What seems like a solution- local businesses providing for the community food needs- is actually a double-edged sword. Public officials and other community growth organizations tend to take advantage of ethnic food hubs to create vibrant and exciting communities for potential gentrifiers.
Foodscapes are physical, cultural, lived, and imagined food environments. They help define a neighborhood and provide for a community, made up of restaurants, shops, gardens, and markets. They carry deep notions of authenticity, tradition, and domesticity and hold ideologies, feelings, and even imaginations.
Yet, foodscapes are constantly in flux, victims of political processes, planning decisions, constantly socially and politically produced in local environments. Joassart-Marcelli further illustrated the idea of the foodscape by emphasizing that food desserts are not natural or random. A community's foodscape is highly reliant on public investment and infrastructure, and the politics of place in that city or town.
In all three neighborhoods Joassart-Marcelli focuses on in her book, she witnesses a type of gentrification focused on ethnic food. Wealthy businesses capitalizing on the "authentic" reputation of the local food experience in a place where they've "have had to devise strategies to feed themselves and their families. So in all three neighborhoods, ethnic entrepreneurship plays a critical role in providing business owners with jobs and incomes and residents with a source of culturally appropriate food".
"Under these condition, residents of Barrio Logan, City Heights, Southeastern San Diego and many similar neighborhoods around the country have had to devise strategies to feed themselves and their families. So in all three neighborhoods, ethnic entrepreneurship plays a critical role in providing business owners with jobs and incomes and residents with a source of culturally appropriate food."

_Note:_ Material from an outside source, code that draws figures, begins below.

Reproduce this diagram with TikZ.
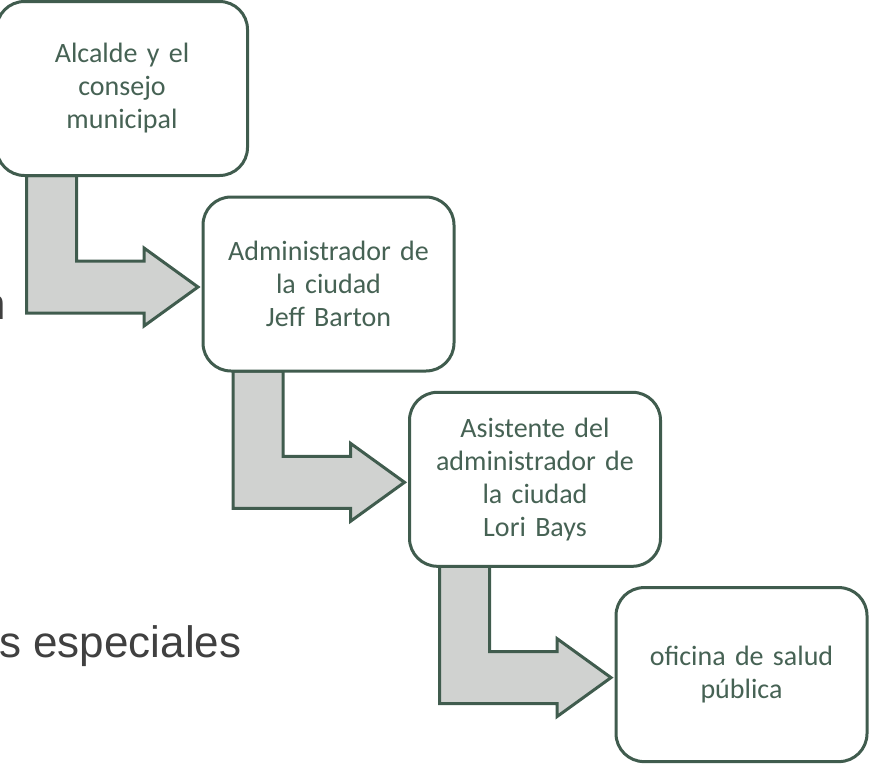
\documentclass[tikz,border=0pt]{standalone}
\usepackage{fontspec}
\setmainfont{Carlito}
\newfontfamily\bgfont{Liberation Sans}
\usetikzlibrary{calc}
\definecolor{bordc}{RGB}{64,92,78}
\definecolor{txtc}{RGB}{70,98,84}
\definecolor{arrfill}{RGB}{208,210,208}
\definecolor{slidetxt}{RGB}{64,64,64}
\pgfdeclarelayer{bg}
\pgfsetlayers{bg,main}
\newcommand\bentarrow[2]{%
  \coordinate (s#1) at ($(#1.south west)+(30,0)$);
  \coordinate (t#1) at ($(#2.west)+(-5,3)$);
  \begin{pgfonlayer}{bg}
  \draw[bendarrow] (s#1) -- ($(s#1 |- t#1)+(0,26)$) -- ($(t#1)+(-54,26)$) -- ($(t#1)+(-54,39)$) -- (t#1) -- ($(t#1)+(-54,-39)$) -- ($(t#1)+(-54,-26)$) -- ($(s#1 |- t#1)+(50,-26)$) -- ($(s#1)+(50,0)$) -- cycle;
  \end{pgfonlayer}}
\begin{document}
\begin{tikzpicture}[x=1pt,y=-1pt,
  box/.style={draw=bordc, line width=3pt, rounded corners=28pt, fill=white,
    minimum width=251pt, minimum height=174pt, inner sep=0pt, outer sep=0pt,
    align=center, text width=245pt, font=\fontsize{28}{33}\selectfont, text=txtc},
  bendarrow/.style={draw=bordc, line width=3pt, fill=arrfill, line join=miter},
  slide/.style={font=\bgfont\fontsize{44}{52}\selectfont, text=slidetxt, inner sep=0pt}]
\useasboundingbox (0,0) rectangle (869,763);
\node[slide, anchor=base east] (frag1) at (6,319) {n};
\node[slide, anchor=base west] (frag2) at (-1,657) {s especiales};
\node[box] (b1) at (122,88.5) {Alcalde y el\\consejo\\municipal};
\node[box] (b2) at (328.5,284) {Administrador de\\la ciudad\\Jeff Barton};
\node[box] (b3) at (535,479.3) {Asistente del\\administrador de\\la ciudad\\Lori Bays};
\node[box] (b4) at (741.5,674.6) {oficina de salud\\pública};
\bentarrow{b1}{b2}
\bentarrow{b2}{b3}
\bentarrow{b3}{b4}
\end{tikzpicture}
\end{document}
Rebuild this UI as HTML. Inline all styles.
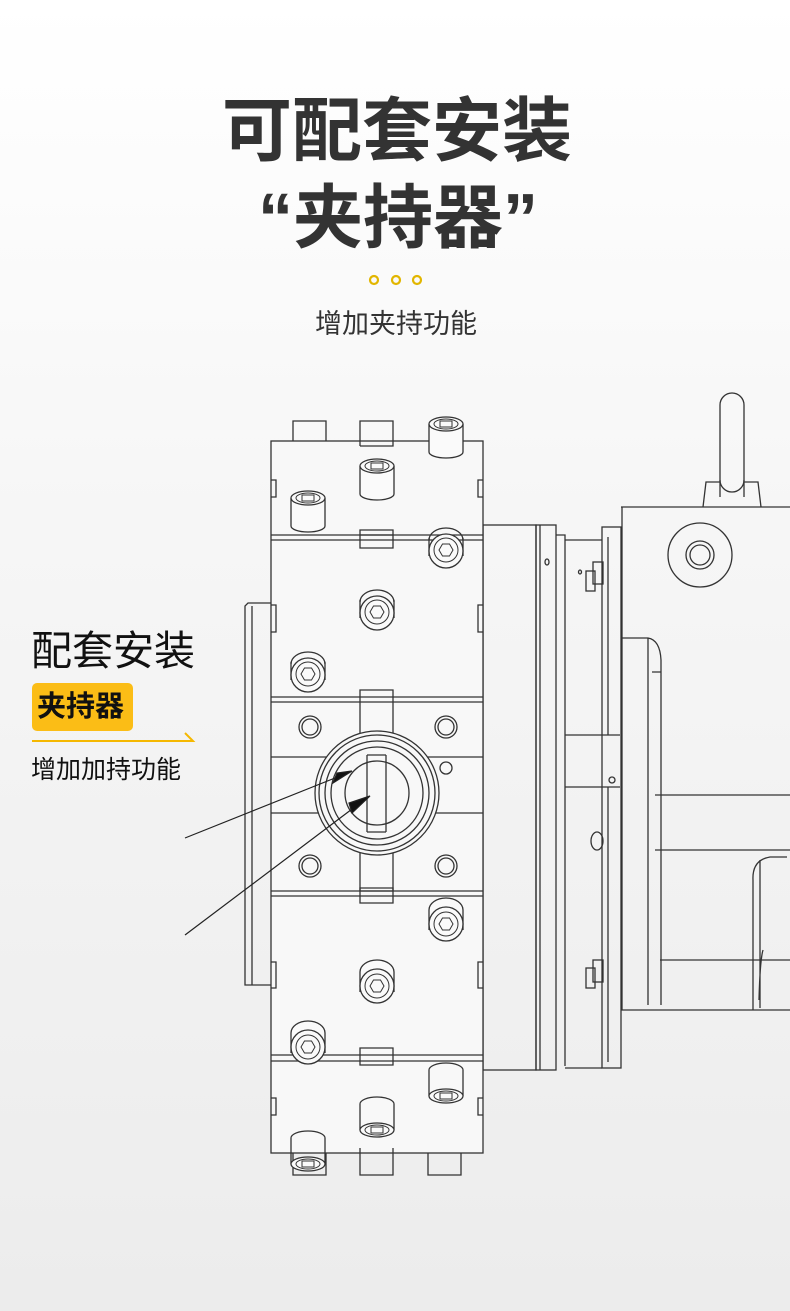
<!DOCTYPE html>
<html><head><meta charset="utf-8"><style>
html,body{margin:0;padding:0}
body{width:790px;height:1311px;position:relative;overflow:hidden;background:linear-gradient(180deg,#ffffff 0%,#f6f6f6 40%,#ececec 100%);font-family:"Liberation Sans","Noto Sans CJK SC",sans-serif}
.t{position:absolute;white-space:nowrap}
</style></head><body>
<div class="t" style="left:0;width:794px;text-align:center;top:88px;font-size:70px;font-weight:700;color:#333;line-height:86px">可配套安装</div>
<div class="t" style="left:0;width:796px;text-align:center;top:175px;font-size:70px;font-weight:700;color:#333;line-height:86px">“夹持器”</div>
<svg class="t" style="left:0;top:0" width="790" height="1311">
<g fill="none" stroke="#e2b600" stroke-width="2.2"><circle cx="374" cy="280" r="4"/><circle cx="396" cy="280" r="4"/><circle cx="417" cy="280" r="4"/></g>
</svg>
<div class="t" style="left:0;width:792px;text-align:center;top:306px;font-size:27px;color:#333;line-height:36px">增加夹持功能</div>

<svg class="t" style="left:0;top:0" width="790" height="1311">
<defs>
<g id="bu"><path d="M-17,-14 L-17,14 A17,6 0 0 0 17,14 L17,-14" fill="#fafafa" stroke="#333" stroke-width="1.3"/><ellipse cx="0" cy="-14" rx="17" ry="7" fill="#fafafa" stroke="#333" stroke-width="1.3"/><ellipse cx="0" cy="-14" rx="12" ry="5" fill="none" stroke="#333"/><rect x="-6" y="-17" width="12" height="6" fill="none" stroke="#333"/></g>
<g id="bf"><path d="M-17,-8 L-17,10 M17,-8 L17,10" stroke="#333" stroke-width="1.3"/><path d="M-17,-6 A17,12 0 0 1 17,-6" fill="none" stroke="#333" stroke-width="1.3"/><circle cx="0" cy="5" r="17" fill="#fafafa" stroke="#333" stroke-width="1.3"/><circle cx="0" cy="4" r="12" fill="none" stroke="#333"/><polygon points="-7,4 -3.5,-2 3.5,-2 7,4 3.5,10 -3.5,10" fill="none" stroke="#333"/></g>
<g id="bd"><path d="M-17,10 L-17,-10 A17,12 0 0 1 17,-10 L17,10" fill="#fafafa" stroke="#333" stroke-width="1.3"/><circle cx="0" cy="4" r="17" fill="#fafafa" stroke="#333" stroke-width="1.3"/><circle cx="0" cy="4" r="12" fill="none" stroke="#333"/><polygon points="-7,4 -3.5,-2 3.5,-2 7,4 3.5,10 -3.5,10" fill="none" stroke="#333"/></g>
<g id="bl"><path d="M-17,-12 L-17,14 M17,-12 L17,14" stroke="#333" stroke-width="1.3"/><path d="M-17,-12 A17,7 0 0 1 17,-12" fill="none" stroke="#333" stroke-width="1.3"/><ellipse cx="0" cy="14" rx="17" ry="7" fill="#fafafa" stroke="#333" stroke-width="1.3"/><ellipse cx="0" cy="14" rx="12" ry="5" fill="none" stroke="#333"/><rect x="-6" y="11" width="12" height="6" fill="none" stroke="#333"/></g>
</defs>
<g fill="none" stroke="#333" stroke-width="1.3">
<path d="M720,497 L720,405 A12,12 0 0 1 744,405 L744,497"/>
<path d="M703,507 L706,482 L720,482 M744,482 L758,482 L761,507"/>
<path d="M720,480 A12,12 0 0 0 744,480"/>
<path d="M621,507 L790,507 M622,507 L622,1010 L790,1010"/>
<circle cx="700" cy="555" r="32"/><circle cx="700" cy="555" r="14"/><circle cx="700" cy="555" r="10"/>
<path d="M622,638 L648,638 Q660,640 661,660 L661,1005 M648,638 L648,1005 M652,672 L661,672"/>
<path d="M655,795 L790,795 M655,850 L790,850 M660,960 L790,960"/>
<path d="M787,857 L770,857 Q752,860 753,880 L753,1010 M760,860 L760,1008 M763,950 Q760,960 759,1000"/>
<rect x="483" y="525" width="53" height="545"/>
<rect x="536" y="525" width="20" height="545"/>
<path d="M540,525 L540,1070"/>
<ellipse cx="547" cy="562" rx="2" ry="3"/>
<path d="M556,535 L565,535 L565,1066 M565,540 L602,540 M565,1068 L602,1068"/>
<rect x="602" y="527" width="19" height="541"/>
<path d="M565,735 L620,735 M565,787 L620,787 M608,537 L608,735 M608,787 L608,1062"/>
<circle cx="612" cy="780" r="3"/>
<rect x="593" y="562" width="10" height="22"/><rect x="586" y="571" width="9" height="20"/>
<rect x="593" y="960" width="10" height="22"/><rect x="586" y="968" width="9" height="20"/>
<ellipse cx="597" cy="841" rx="6" ry="9"/>
<ellipse cx="580" cy="572" rx="1.5" ry="2"/>
<path d="M271,603 L248,603 L245,606 L245,985 L271,985 M252,606 L252,985"/>
<rect x="271" y="441" width="212" height="712" fill="#f8f8f8"/>
<path d="M271,535 L483,535 M271,540 L483,540 M271,697 L483,697 M271,702 L483,702 M271,757 L483,757 M271,813 L483,813 M271,891 L483,891 M271,896 L483,896 M271,1055 L483,1055 M271,1061 L483,1061"/>
<path d="M271,480 L276,480 L276,497 L271,497 M483,480 L478,480 L478,497 L483,497"/>
<path d="M271,605 L276,605 L276,632 L271,632 M483,605 L478,605 L478,632 L483,632"/>
<path d="M271,962 L276,962 L276,988 L271,988 M483,962 L478,962 L478,988 L483,988"/>
<path d="M271,1098 L276,1098 L276,1115 L271,1115 M483,1098 L478,1098 L478,1115 L483,1115"/>
<path d="M293,441 L293,421 L326,421 L326,441 M360,446 L360,421 L393,421 L393,446 L360,446"/>
<path d="M360,530 L393,530 L393,548 L360,548 Z M360,535 L393,535"/>
<path d="M360,702 L360,690 L393,690 L393,702"/>
<path d="M360,888 L393,888 L393,903 L360,903 Z M360,891 L393,891"/>
<path d="M360,1048 L393,1048 L393,1065 L360,1065 Z"/>
<path d="M293,1153 L293,1175 L326,1175 L326,1153 M360,1148 L360,1175 L393,1175 L393,1148 M428,1153 L428,1175 L461,1175 L461,1153"/>
<path d="M360,702 L360,740 M393,702 L393,740 M360,845 L360,891 M393,845 L393,891"/>
<circle cx="377" cy="793" r="62" fill="#f8f8f8"/><circle cx="377" cy="793" r="58"/><circle cx="377" cy="793" r="52"/><circle cx="377" cy="793" r="46"/><circle cx="377" cy="793" r="32"/>
<path d="M367,755 L367,832 M386,755 L386,832 M367,755 L386,755 M367,832 L386,832"/>
<circle cx="310" cy="727" r="11"/><circle cx="310" cy="727" r="8"/>
<circle cx="446" cy="727" r="11"/><circle cx="446" cy="727" r="8"/>
<circle cx="310" cy="866" r="11"/><circle cx="310" cy="866" r="8"/>
<circle cx="446" cy="866" r="11"/><circle cx="446" cy="866" r="8"/>
<circle cx="446" cy="768" r="6"/>
</g>
<use href="#bu" x="446" y="438"/>
<use href="#bu" x="377" y="480"/>
<use href="#bu" x="308" y="512"/>
<use href="#bf" x="446" y="546"/>
<use href="#bf" x="377" y="608"/>
<use href="#bf" x="308" y="670"/>
<use href="#bd" x="446" y="920"/>
<use href="#bd" x="377" y="982"/>
<use href="#bd" x="308" y="1043"/>
<use href="#bl" x="446" y="1082"/>
<use href="#bl" x="377" y="1116"/>
<use href="#bl" x="308" y="1150"/>
<g stroke="#222" stroke-width="1.2" fill="#111">
<path d="M185,838 L350,772" fill="none"/><polygon points="352,771 333,783 337,773"/>
<path d="M185,935 L368,797" fill="none"/><polygon points="370,796 352,813 349,803"/>
</g>
</svg>

<div class="t" style="left:31px;top:624px;font-size:41px;color:#111;line-height:54px">配套安装</div>
<div class="t" style="left:32px;top:683px;width:101px;height:48px;background:#fbbd16;border-radius:5px"></div>
<div class="t" style="left:37px;top:686px;font-size:29px;font-weight:700;color:#111;line-height:42px">夹持器</div>
<svg class="t" style="left:0;top:0" width="200" height="760"><path d="M32,741 L193,741 L185,733" fill="none" stroke="#f5b800" stroke-width="2"/></svg>
<div class="t" style="left:31px;top:753px;font-size:25px;color:#111;line-height:34px">增加加持功能</div>
</body></html>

Those "discovering" these businesses are the cosmopolitan elite, hailing from wealthier neighborhoods and bringing with them what Dr. Joassart-Marcelli coins the "urban food machine". Consisting of media, consumers, and the almighty restaurant review complex of today, smaller businesses are popularized through biased reviews commenting on authenticity and "hole in the wall"charm-- but only if you'll brave otherwise "unsightly" conditions urban elites look down upon. Joassart-Marcelli also notes that in her research she saw trends of such reviewers referencing experience in other countries providing them expertize on restaurants in the area. She also notes higher reviews following more gentrified spaces, like those of the Barrio Logan area.
This process of food gentrification pushes out local residents from the food scene through outsiders capitalizing on opportunity and lower retail rent, therefore stripping them of their ability to make choices about food in their community, again. Joassart-Marcelli points out that whiteness plays a big part in this process. New businesses cater to the white individual as their "average customer" which not only ensures local residents feel unwanted but generally pushes prices beyond what is reasonable in the area much like other forms of gentrification.
Although Joassart-Marcelli admits there is no easy solution to the problem, a lively Q&A session after that talk illuminated solutions such as community land trusts, community food sovereignty efforts, and advising consumers to participate in local food economies thoughtfully.
Want to listen to the talk or learn more? Find the recorded Zoom session on our Youtube page, and a podcast from our partner, Shareable, wherever you get your podcasts.
Pascale Joassart-Marcelli is a professor of Geography and director of the Urban Studies and Food Studies programs at San Diego State University. She earned a PhD in Political Economy and Public Policy at the University of Southern California. Her research and teaching focus on urban poverty and social justice, with a particular interest in urban geographies of food. Pascale’s work emphasizes the role of food in sustaining immigrant communities, providing economic opportunities, and revitalizing low-income neighborhoods, and draws attention to the relationship between food and gentrification. It builds on her earlier research on the informal economy and new immigrants' labor geographies. She works closely with several community-based organizations that are working towards creating a more just, healthy, and sustainable food system for San Diego. Pascale has published over 50 peer-reviewed articles and book chapters, one monograph (The $16 Taco), and two edited volumes (Food and Place and Informal Work in Developed Nations) and has written a Food Geographies textbook that will be released in a few months. Her research has been funded by the National Science Foundation, the US Department of Housing and Urban Development, and the Robert Wood Johnson Foundation.